Le groupe Dakka Zahara, comme dit plus haut, donne une importance à l’universalisme de la musique. Cette importance se traduit concrètement par des collaborations avec d’autres musiciens ayant une identité musicale différente pour donner naissance à des créations artistiques mélangeant les genres et prouvant cette capacité de communication et d’union à travers la musique. Parmi les projets du groupe, le plus important est le projet porté par l’Asbl met-X qui a pour but de faire collaborer des fanfares traditionnels belges et la Dekka Merrakchia.

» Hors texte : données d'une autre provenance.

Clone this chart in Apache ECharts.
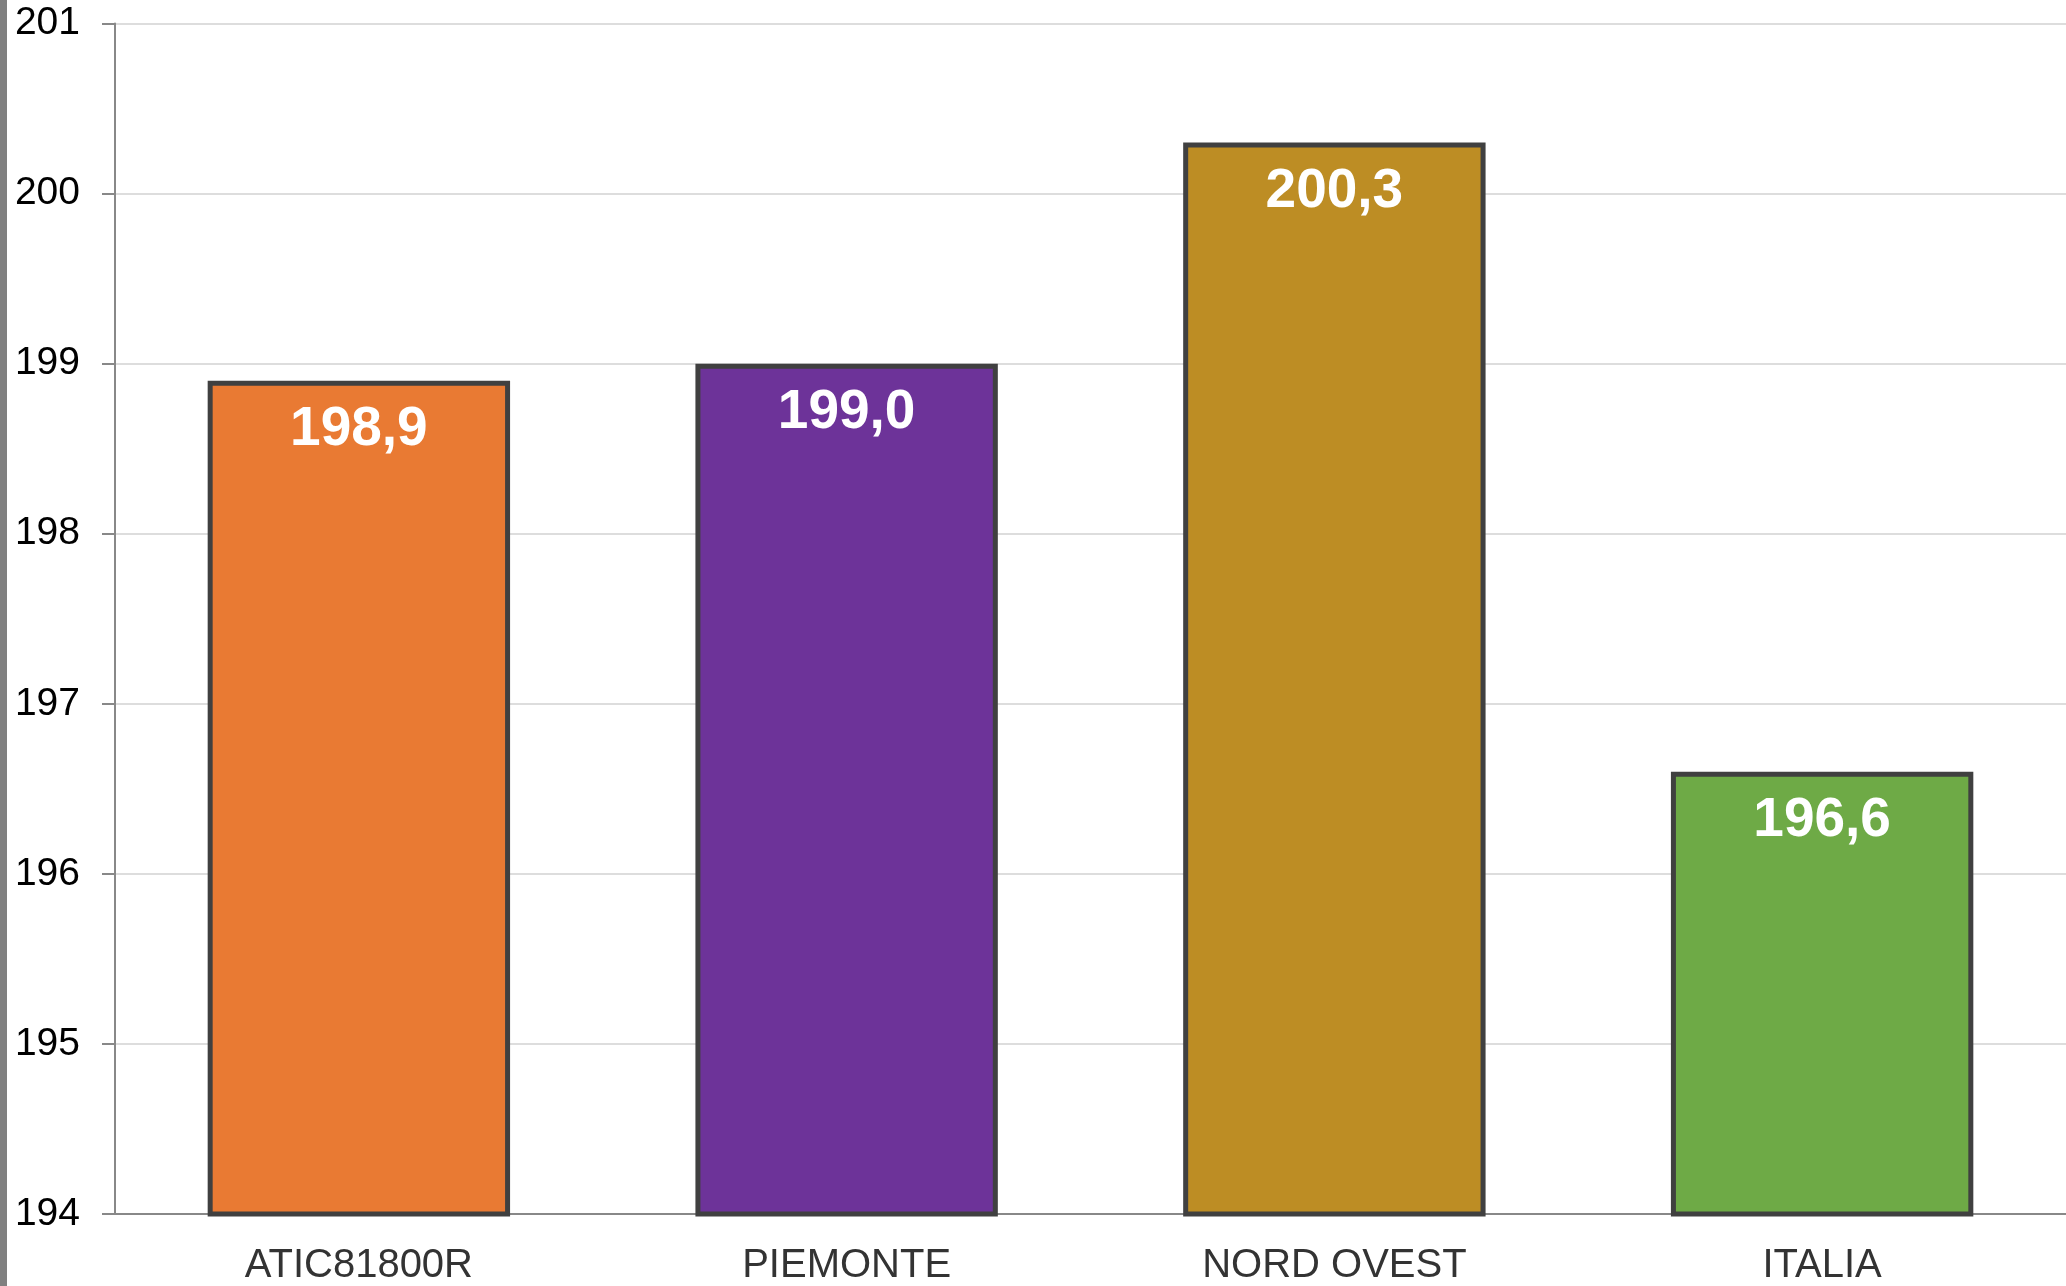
<!DOCTYPE html>
<html>
<head>
<meta charset="utf-8">
<script src="https://cdn.jsdelivr.net/npm/echarts@6/dist/echarts.min.js"></script>
<style>
  html, body { margin: 0; padding: 0; background: #fff; }
  #chart {
    width: 2059px;
    height: 1286px;
    border-left: 7px solid #808080;
  }
</style>
</head>
<body>
<div id="chart"></div>
<script>
  let categories = ['ATIC81800R', 'PIEMONTE', 'NORD OVEST', 'ITALIA'];
  let values = [198.9, 199.0, 200.3, 196.6];
  let barColors = ['#E97A33', '#6D3399', '#BD8D24', '#6EAA46'];

  let chart = echarts.init(document.getElementById('chart'));

  let option = {
    animation: false,
    grid: {
      left: 108,
      right: 0,
      top: 23,
      bottom: 70
    },
    xAxis: {
      type: 'category',
      data: categories,
      axisTick: { show: false },
      axisLine: {
        lineStyle: { color: '#888', width: 2 }
      },
      axisLabel: {
        margin: 32,
        color: '#333',
        fontFamily: 'Liberation Sans',
        fontSize: 40
      }
    },
    yAxis: {
      type: 'value',
      min: 194,
      max: 201,
      interval: 1,
      axisLine: {
        show: true,
        lineStyle: { color: '#888', width: 2 }
      },
      axisTick: {
        show: true,
        length: 13,
        lineStyle: { color: '#888', width: 2 }
      },
      splitLine: {
        lineStyle: { color: '#ddd', width: 2 }
      },
      axisLabel: {
        margin: 35,
        color: '#000',
        fontFamily: 'Liberation Sans',
        fontSize: 39,
        verticalAlign: 'middle',
        lineHeight: 39,
        padding: [8, 0, 0, 0]
      }
    },
    series: [{
      type: 'bar',
      barCategoryGap: '38%',
      data: values.map(function (v, i) {
        return {
          value: v,
          itemStyle: { color: barColors[i] }
        };
      }),
      itemStyle: {
        borderColor: '#404040',
        borderWidth: 5
      },
      label: {
        show: true,
        position: 'insideTop',
        distance: 22,
        color: '#fff',
        fontFamily: 'Liberation Sans',
        fontWeight: 'bold',
        fontSize: 55,
        formatter: function (p) {
          return p.value.toFixed(1).replace('.', ',');
        }
      }
    }]
  };
  chart.setOption(option);
</script>
</body>
</html>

Mais derrière ce beau résultat qu’est le groupe aujourd’hui, il y a énormément de travail, d’apprentissage, d’évolution et de constantes remises en question. De plus, tout cet apprentissage se fait totalement sans la moindre partition. Faisant ainsi de l’oreille, le seul moyen de transmission de ce savoir. Une autre difficulté qui accompagne cet apprentissage est la disparité et parfois la rareté des sources, rassembler les différents répertoires et être également à jour sur l’évolution de ces répertoires au Maroc. Il s’agit d’un travail continu qui nécessite une certaine imagination et motivation : du voyage au Maroc à la rencontre d’artistes locaux aux recherches sur internet, tous les moyens sont utilisés par le groupe afin d’avoir un répertoire complet fidèle aux traditions et à leur évolution.

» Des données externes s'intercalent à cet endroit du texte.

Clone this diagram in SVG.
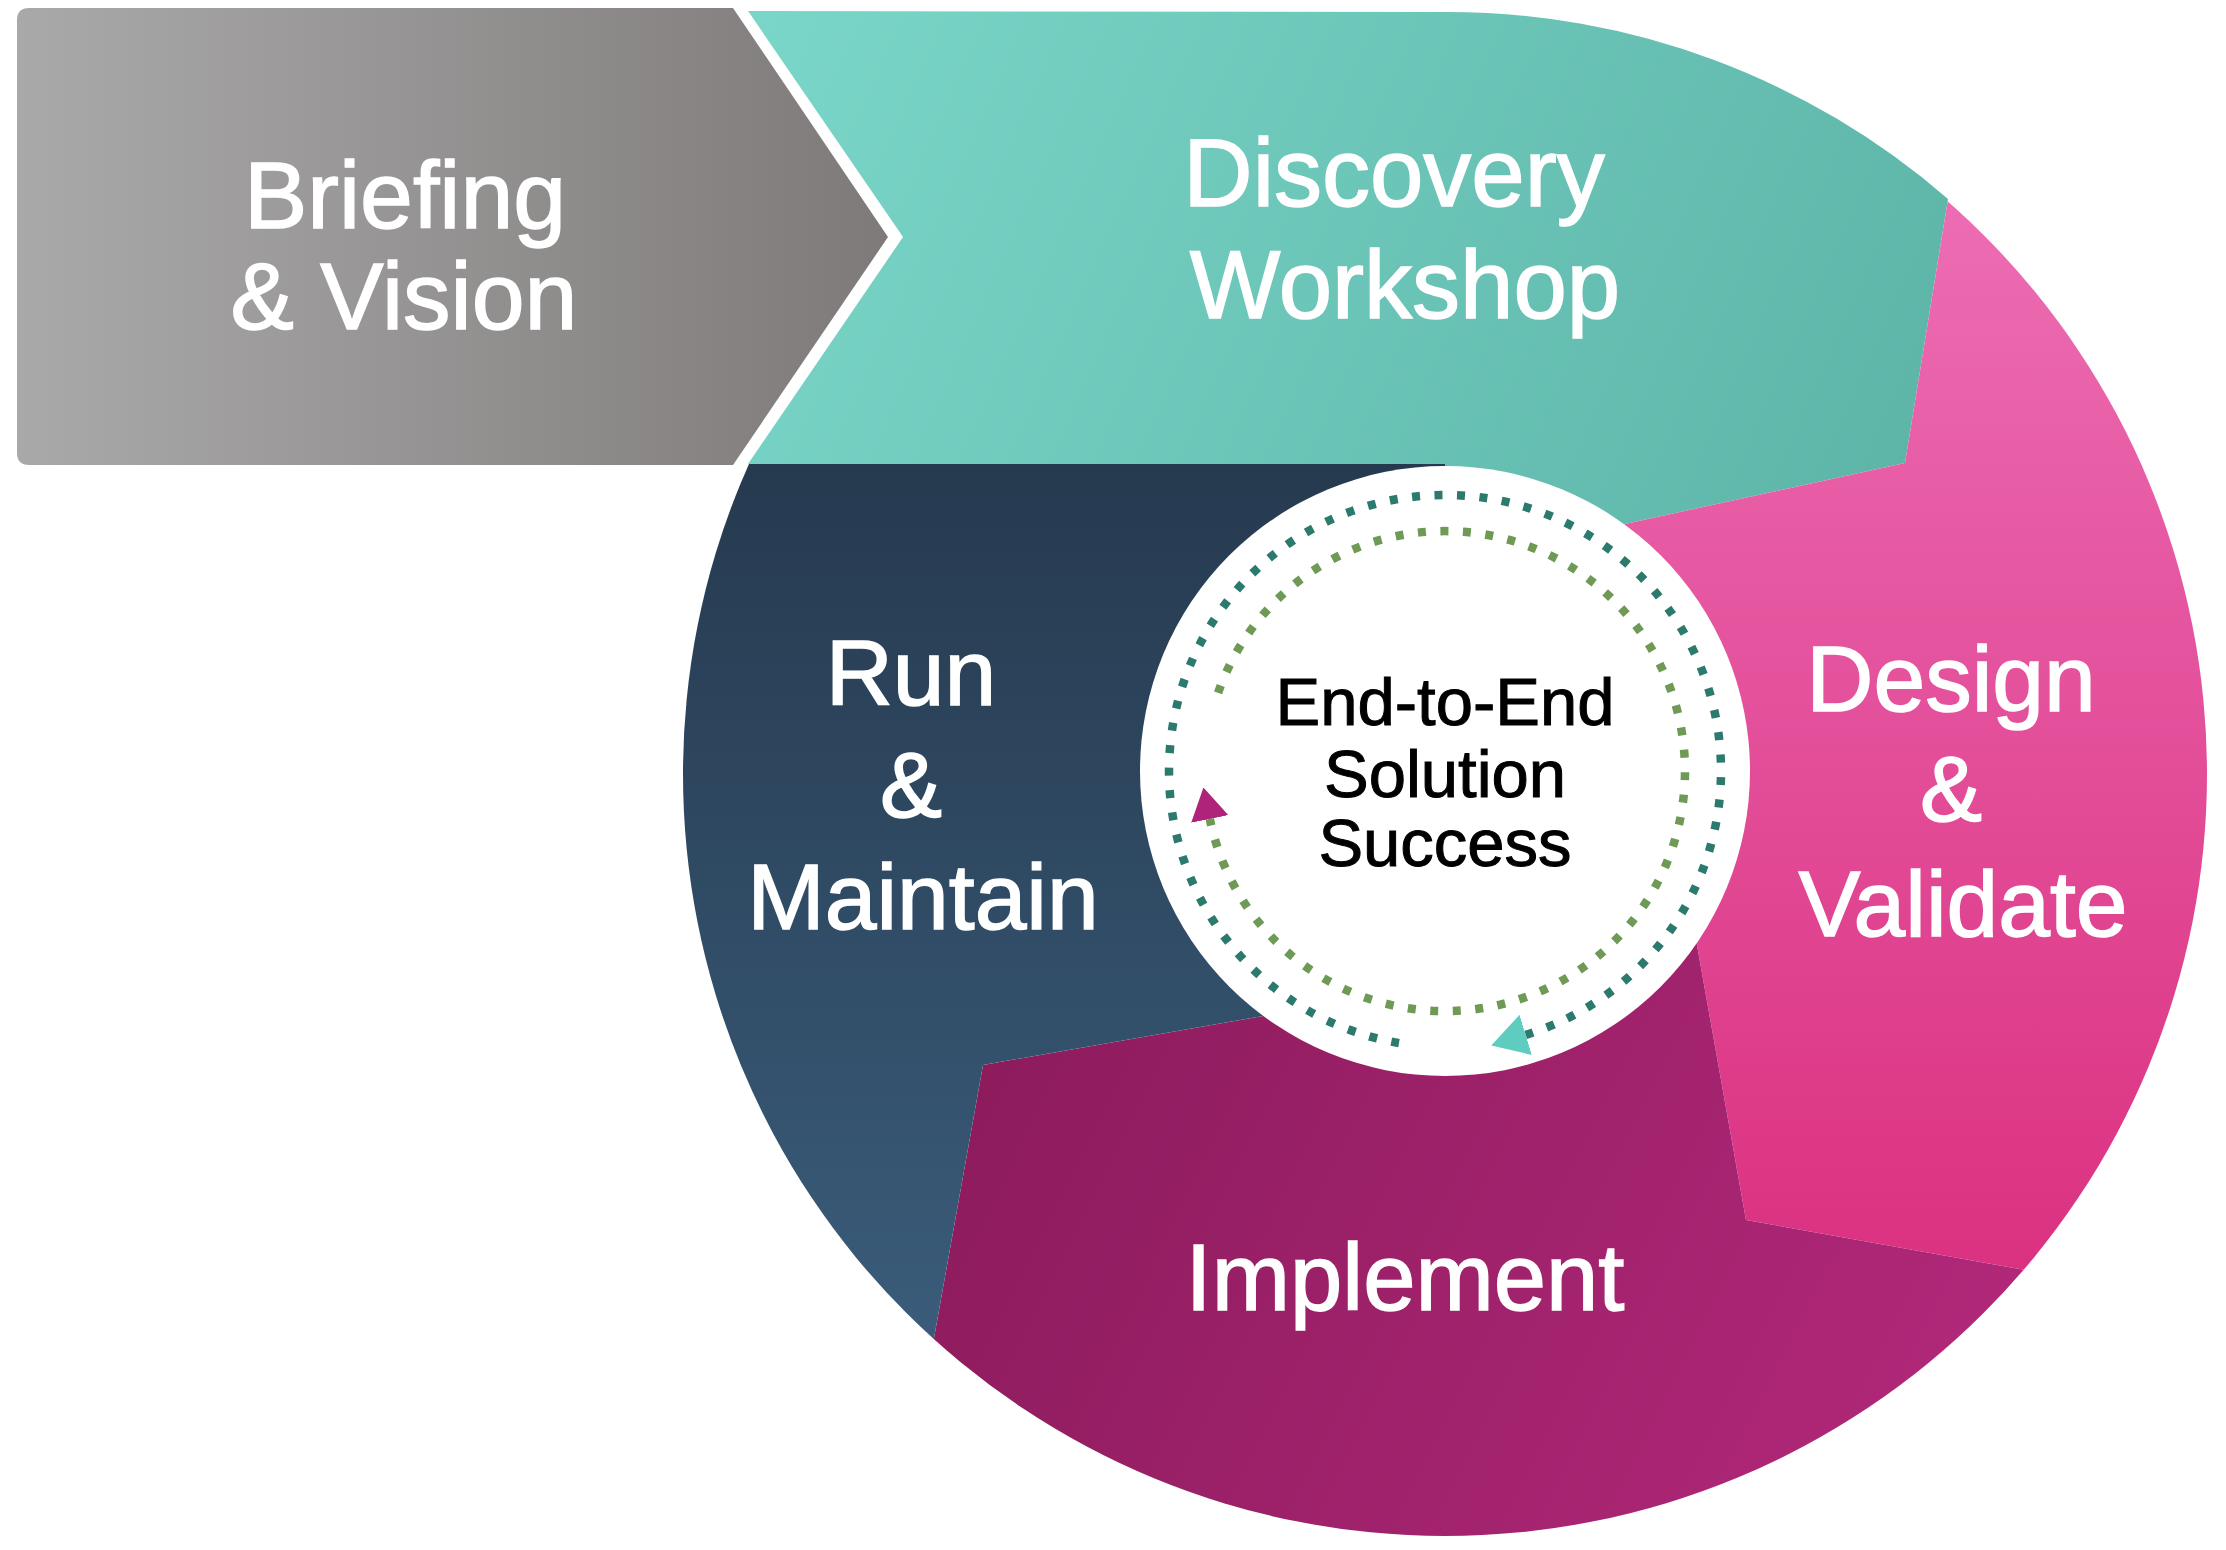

La multitude de facettes du groupe rajoute également une difficulté : apprendre à jongler entre les genres différents, chacun ayant des rythmes, des arrangements et des instruments spécifiques nécessite des répétitions et un apprentissage rigoureux. Par exemple, maîtriser un nouvel instrument pour un membre nécessite en général une année d’apprentissage. En plus de cet apprentissage continu pour chaque membre du groupe, des répétitions hebdomadaires sont organisées afin d’avoir un travail régulier en groupe.
Avoir un tel groupe demande ainsi un travail énorme et un investissement personnel au quotidien. Pour tenir sur le long terme il est nécessaire d’avoir des motivations profondes. Ce qui fait que le groupe est ce qu’il est aujourd’hui est une envie de transmettre au public belge un savoir et un art venu du Maroc. Cette envie de transmission s’accompagne également d’une envie d’avoir une attache particulière aux terres d’origines, la musique étant une forme non inscrite dans le temps et l’espace qui permet d’avoir ce lien. Au-delà de ces envies liées aux particularités même de la musique jouée par le groupe, il y a également des envies plus personnelles mais générales que beaucoup d’artistes ont : l’envie de faire de l’art et l’amour de l’art, la volonté de s’ouvrir au monde via l’art et d’ouvrir son esprit grâce la pratique de l’art et la curiosité du monde qu’elle fait naître en nous.
En ce qui concerne l’évolution du groupe, celui-ci souhaite évoluer artistiquement en créant des musiques qui sont la fusion de genres traditionnels marocains et de chansons de rap et R&B car le groupe souhaite profondément répondre à la demande des jeunes qui sont en demande de telle fusion. Certains membres souhaitent également évoluer plus dans certains genres comme le Gnaoua qui a la particularité d’être un genre apprécié pour les projets de fusion de genres musicaux.
En plus de ces évolutions artistiques, le groupe est également en réflexion sur la manière de transmettre ce savoir à de plus jeunes dans les années à venir afin de perpétuer cet art car le groupe est actuellement le groupe de Dekka le plus jeune en Belgique.